‘Warming Up’ Your Engine In Cold Weather Is Actually Not Good For Most Vehicles
It's been deeply engrained in our minds to let your vehicle warm up before driving it during subzero weather like we're currently experiencing. While that was once good advice, truth is you don't need to anymore, at least from an mechanical perspective. It also isn't great for your engine.
Before getting into the mechanical thought behind this statement, I readily admit that a major motivation to warm your car up is to warm the interior of your car for your comfort. While that is a legitimate reason to do so, just know that experts warn that this isn't the best idea for your engine.
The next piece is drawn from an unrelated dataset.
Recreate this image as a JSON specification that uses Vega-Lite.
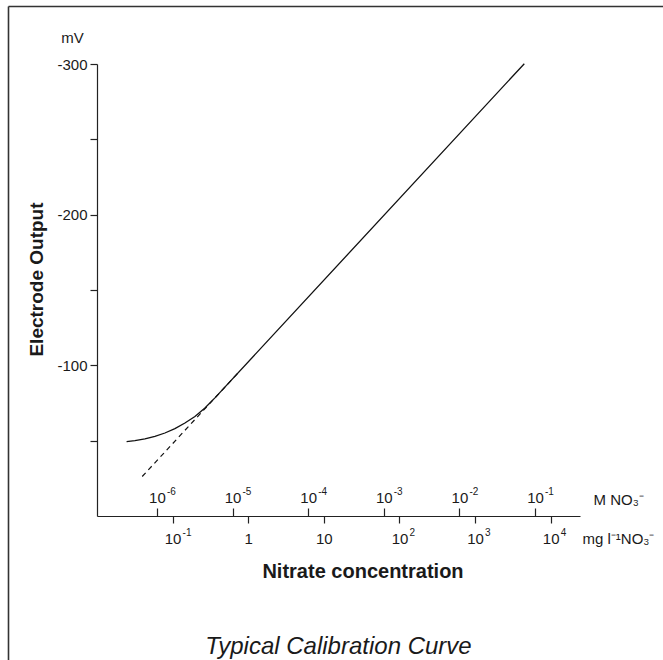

Modern vehicle engines work differently than older engines. Older vehicle engines (like several decades older) rely on carburetors that do need to be warm to function at peak efficiency. Newer vehicles now use computers and other technology that don't need to be warmed up to function. A report done by the U.S. government actually states that most vehicle manufacturers say idling your vehicle is undesirable if unnecessary. Obviously we all have to stop at red lights and whatnot, but letting your car simply idle to warm up isn't ideal.
The report also states that catalytic converters warm up much faster when vehicles are being driven, rather than when idling. This means that a cold, idling vehicle is using fuel less efficiently and spewing more pollution into the air than one that is being driven cold.
Popular Mechanics (via Business Insider) also explains that allowing a car to run at an idle in cold weather can actually cause harm to the engine over time. When it is cold outside, gasoline doesn't evaporate as rapidly. The computer that controls the fuel injections system compensates by injecting more fuel into the combustion chamber to help with combustion until the engine warms up to about 40 degrees, where normal combustion can occur and the engine doesn't need as much fuel.
Because it takes longer for an engine to warm up idling than it does while driving, this exposes the cylinders and pistons to more gasoline which can cause problems. Gasoline acts as a solvent, and can strip oil from the cylinder walls and pistons, which can lead to more friction and wear to a crucial part of the engine. Less lubricant and more wear is not a guaranteed recipe for immediate disaster, but it is definitely not good for the overall life of these components.
It is worth noting that other vital fluids in your car (engine oil, transmission fluid, power steering fluid, etc.) are also cold, so "letting 'er rip" at 55 mph right after starting your car at -20 probably isn't the absolute best idea either. Experts advise you "take it easy" until your engine and the fluids warm up a little before pushing your vehicle too much. They say this is the quickest, most fuel efficient, and safest way to warm up your vehicle. In extreme cold, allowing your vehicle to warm up for a minute or two before taking off may be necessary just to make sure all fluid lines are passing fluid. That is, assuming you don't drive a vintage vehicle a 1970's pickup truck that still has a carburetor-based engine and legitimately needs to warm up first.
Along with the fact it doesn't do much for the vehicle (beside giving you a warm place to jump into), the City of Duluth and many other cities actually have ordinances in place where you could be ticketed for your vehicle left idling, especially unaccompanied. These ordinances are in place not only as a measure of cutting down on emissions, but also to prevent car thefts, which are pretty commonplace during extreme cold with plenty of vehicles running and waiting for thieves.
Save yourself the possible ticket, engine wear, and the extra gas. Yes, you'll have to sit in a cold car for a few minutes, but you're (hopefully) wearing a coat, hat, and gloves anyway for your walk to your vehicle.